What are The Two Biggest Obstacles to Being A Successful Academic?

June 27th, 2012

At the AALS New Law Profs conference I attended this past weekend (the real reason I was in D.C., not just to sleep outside the Supreme Court), I attended a number of really interesting sessions on how to be a law prof. I also met a lot of really cool young academics, many of whom I’m sure I will work with for the next five decades of my life.

One panel though was particularly interest. The prof said that the two biggest obstacles to being a successful academic are perfectionism and procrastination.

Perfectionism, in that profs try to get their articles perfect. They spend too much time researching and figuring out how to finely craft the arguments. Once it is written, they go through endless rounds of revisions and comments and feedback from others, along with workshopping.
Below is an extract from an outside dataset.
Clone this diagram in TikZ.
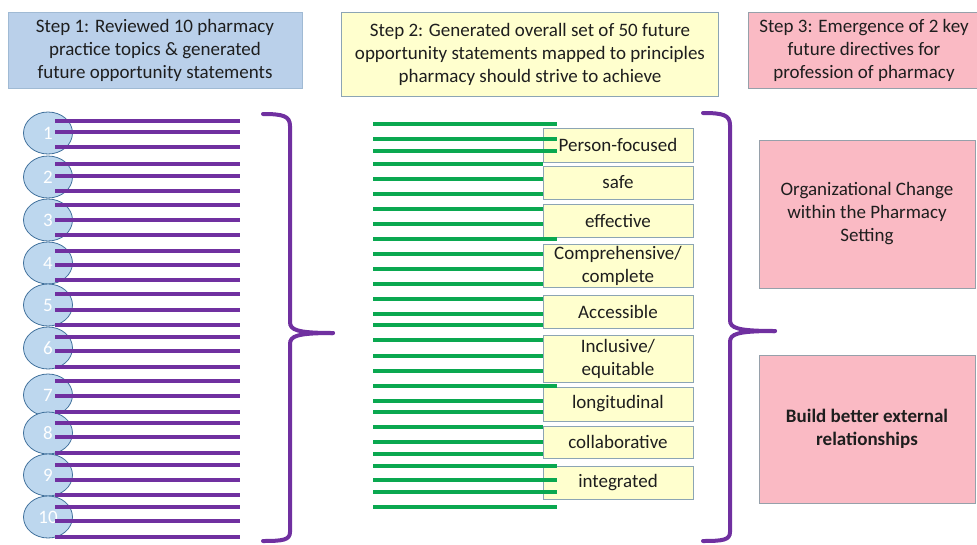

Procrastination, in that profs who have no set schedule (other than teaching for 4-6 hours per week) are unable to discipline themselves into writing on a consistent schedule. Especially during summer vacation, which lasts roughly four months.

I have neither problem. I do not strive for perfectionism. In fact, I eschew it. I have deeply internalized the notion of marginal cost. To approach 100% is not worth it. From 98%-99% is not worth it. Hell, I am happy with 95%. I don’t mind posting blog post and draft articles that aren’t even close to perfect. The benefit of getting your stuff out there early far exceeds the benefit of waiting till its perfect.

And, I don’t procrastinate. In fact, when I start doing something, I usually can’t stop. When I schedule time to do something I do it. Hell, I just wrote a 300 word blog post about not procrastinating.

A related (or unrelated) aside. I am listening to Walter Isaacson’s biography of Einstein. Einstein said, in hindsight, that he is glad that no university would hire him, and that he worked at the Swiss Patent Office. Had he worked in a university, he would have had to conform to the establishment, and shaped his research to fit into what everyone expected him to do. In other words, not rethink everything. By writing for himself while working at a Patent Examiner–where no one expected him to do anything–Einstein was able to totally challenge every assumption, and start from the ground up. Now you know the rest fo that story.